# Mitchells Hopping Mice



## SamiSuperStar (Sep 14, 2010)

Hi All.... 

I have recently taken some interest in these little creatures... I am hoping someone can tell me where I can get them... abd what is the going price for them? I have readt that they breed like mad... would appreciate any information 

Sami


----------



## sammy_sparkles (Sep 15, 2010)

depends where you are, i think iv seen them in upmarket pets in melb... other than that, sorry cant really help you out any more than that.

good luck though 

sam


----------



## solar 17 (Sep 15, 2010)

" If " you are in Brookfield in Queensland we can't have them with out a "special" permitt other states l believe you can......solar 17 [Baden]


----------



## SamiSuperStar (Sep 15, 2010)

Im Brookfield near Melbourne..... Thanks Guys I will look into Upmarket!


----------



## Jay84 (Sep 15, 2010)

Dont get them from a pet shop!

Look through old threads here as there have been people in Melbourne GIVING them away !!!!


----------



## hoppymice (Sep 28, 2010)

*giving them away (hopping mice)*

Yeah, I'm totally giving them away... they breed like crazy. even though we finally split our males and females a few weeks back (looking forward to hearing from you Harley, to give our box back and give me your wildlife licence number.
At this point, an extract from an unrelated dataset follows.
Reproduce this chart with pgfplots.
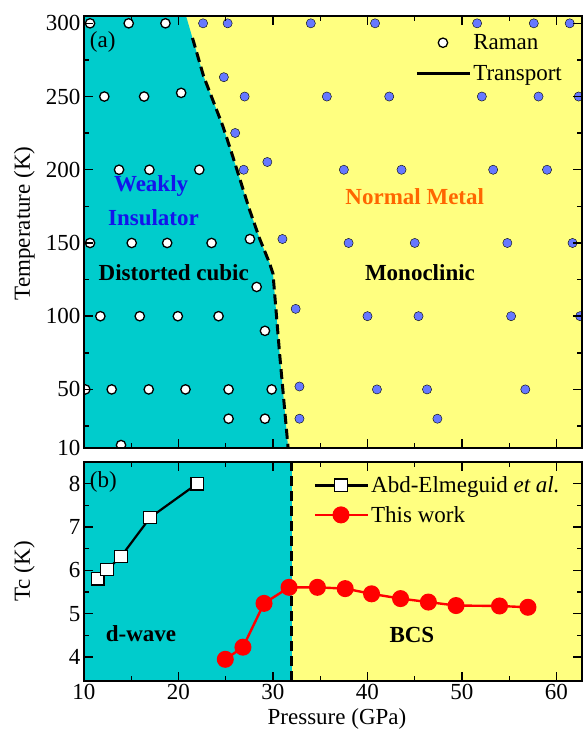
\documentclass[border=0pt]{standalone}
\usepackage{pgfplots}
\pgfplotsset{compat=1.18}
\usepackage{fontspec}
\setmainfont{Liberation Serif}
\definecolor{cy}{RGB}{0,204,204}
\definecolor{yl}{RGB}{255,255,128}
\definecolor{bd}{RGB}{102,120,255}
\definecolor{wb}{RGB}{20,20,235}
\definecolor{nm}{RGB}{255,102,0}
\newcommand{\fs}{\fontsize{23}{26}\selectfont}
\begin{document}
\begin{tikzpicture}
\path[use as bounding box] (0,0) rectangle (583pt,737pt);
\pgfplotsset{
 every axis/.append style={
  scale only axis, width=498pt,
  xmin=10, xmax=62.7,
  tick align=inside, major tick length=9pt, minor tick length=5pt,
  every tick/.style={black, line width=1.4pt},
  axis line style={line width=1.8pt},
  /pgf/number format/assume math mode=true,
  tick label style={font=\fs},
  every axis label/.append style={font=\fs},
  xtick={10,20,...,60}, minor xtick={15,25,...,55},
  clip marker paths=true,
  axis on top,
  legend cell align=left,
  legend image code/.code={\draw[mark repeat=2,mark phase=2,#1] plot coordinates {(0pt,0pt) (26pt,0pt) (53pt,0pt)};},
 }
}
% ---------- top panel (a) ----------
\begin{axis}[at={(84pt,289pt)}, anchor=south west, height=432pt,
 ymin=10, ymax=305, ytick={10,50,100,150,200,250,300}, minor ytick={25,75,...,275},
 xticklabels={},
 axis background/.style={fill=yl},
 ylabel={Temperature (K)},
 ylabel style={at={(axis description cs:-0.12,0.52)}, anchor=center},
 legend style={at={(0.97,0.967)}, anchor=north east, draw=none, fill=none, font=\fs, row sep=10pt},
]
\addplot[fill=cy, draw=none, forget plot] coordinates {(9,5) (31.6,5) (31.6,10) (30.7,74.4) (30.0,129) (29.65,136) (28.6,152.7) (27.5,173) (25.6,212) (24.7,229.7) (22.65,264) (20.8,305) (20.6,310) (9,310)} -- cycle;
\addplot[black, line width=3pt, dash pattern=on 10pt off 5pt, forget plot] coordinates {(21.48,290) (22.65,264) (24.7,229.7) (25.6,212) (27.5,173) (28.6,152.7) (29.65,136) (30.0,129) (30.7,74.4) (31.6,10)};
% blue points (monoclinic)
\addplot[only marks, mark=*, mark size=4.6pt, mark options={fill=bd, draw=none}, forget plot] coordinates {
 (22.6,300) (25.2,300) (34.0,300) (40.8,300) (51.6,300) (57.6,300) (61.4,300)
 (24.8,263.2)
 (27.0,250) (35.7,250) (42.3,250) (52.1,250) (58.1,250) (62.35,250)
 (26.0,225.1)
 (29.4,205.3)
 (26.9,200) (37.5,200) (43.6,200) (53.3,200) (59.0,200)
 (31.0,152.7) (38.0,150) (45.0,150) (54.8,150) (61.7,150)
 (32.4,105) (40.0,100) (45.4,100) (55.2,100) (62.5,100)
 (32.8,52) (41.0,50) (46.3,50) (56.7,50)
 (32.8,30) (47.4,30)
 (41.1,8) (47.6,8)
};
% white points (Raman)
\addplot[only marks, mark=*, mark size=4.7pt, mark options={fill=white, draw=black, line width=1.3pt}] coordinates {
 (10.64,300) (14.73,300) (18.62,300)
 (12.15,250) (16.36,250) (20.28,252.5)
 (13.71,200) (16.92,200) (22.2,200)
 (10.64,150) (15.05,150) (18.8,150) (23.5,150) (27.56,152.7)
 (28.27,120)
 (11.73,100) (15.9,100) (19.93,100) (24.24,100)
 (29.15,90)
 (10.14,50) (12.93,50) (16.85,50) (20.74,50) (25.3,50) (29.86,50)
 (25.3,30) (29.15,30)
 (13.92,12)
};
\addlegendentry{Raman}
\addlegendimage{black, line width=2.6pt}
\addlegendentry{Transport}
\node[anchor=west, font=\fs] at (axis cs:10.25,287) {(a)};
\node[font=\fs\bfseries, text=wb] at (axis cs:17.1,188.6) {Weakly};
\node[font=\fs\bfseries, text=wb] at (axis cs:17.35,167.6) {Insulator};
\node[font=\fs\bfseries, text=nm] at (axis cs:45.0,181.7) {Normal Metal};
\node[font=\fs\bfseries] at (axis cs:19.5,130) {Distorted cubic};
\node[font=\fs\bfseries] at (axis cs:45.55,130) {Monoclinic};
\end{axis}
% ---------- bottom panel (b) ----------
\begin{axis}[at={(84pt,56pt)}, anchor=south west, height=219pt,
 ymin=3.45, ymax=8.5, ytick={4,5,6,7,8}, minor ytick={4.5,5.5,6.5,7.5},
 axis background/.style={fill=yl},
 xlabel={Pressure (GPa)}, ylabel={Tc (K)},
 xlabel style={at={(axis description cs:0.508,-0.175)}, anchor=center},
 ylabel style={at={(axis description cs:-0.12,0.5)}, anchor=center},
 legend style={at={(0.455,0.952)}, anchor=north west, draw=none, fill=none, font=\fs, row sep=8pt},
]
\addplot[fill=cy, draw=none, forget plot] coordinates {(9,3) (32,3) (32,9) (9,9)} -- cycle;
\addplot[black, line width=2.8pt, dash pattern=on 10pt off 5pt, forget plot] coordinates {(32,3.45) (32,8.5)};
\addplot[black, line width=2.2pt, mark=square*, mark size=6.3pt, mark options={fill=white, draw=black, line width=1.3pt, solid}] coordinates {
 (11.44,5.81) (12.44,6.02) (13.92,6.32) (17.0,7.22) (21.98,8.0)
};
\addlegendentry{Abd-Elmeguid \textit{et al.}}
\addplot[red, line width=2.4pt, mark=*, mark size=7.3pt, mark options={fill=red, draw=red}] coordinates {
 (24.95,3.95) (26.82,4.23) (29.05,5.24) (31.7,5.61) (34.7,5.61) (37.64,5.58) (40.43,5.46) (43.5,5.35) (46.44,5.27) (49.37,5.19) (53.97,5.18) (56.98,5.15)
};
\addlegendentry{This work}
\node[anchor=west, font=\fs] at (axis cs:10.25,8.04) {(b)};
\node[font=\fs\bfseries] at (axis cs:16.04,4.54) {d-wave};
\node[font=\fs\bfseries] at (axis cs:44.7,4.5) {BCS};
\end{axis}
\end{tikzpicture}
\end{document}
I've lost your number), 20-odd days later we have another litter with another one to follow. We only had four, they killed one and now the one who's about to give birth (or has) keeps kicking the older babies out of the nest (they still have their eyes closed, so very fragile). i would think carefully about planning to breed these guys, certainly not in the hope of selling them. We've got them coming out our ears. don't forget the wildlife licence won't let you pass them on in the first 6 months of getting them. they are cool, but it's a cut-throat little world.


----------



## Sarah (Sep 28, 2010)

hi Sami the price use to be quite high for them 100 a pair they have fallen in price and popularity big time, ive since seen them for 15 each at that was quite recently.


----------



## Tassie97 (Dec 11, 2010)

can you keep them in tasmania???


----------



## Green_Buddy (Dec 11, 2010)

Try Dottyback as he also breeds them


----------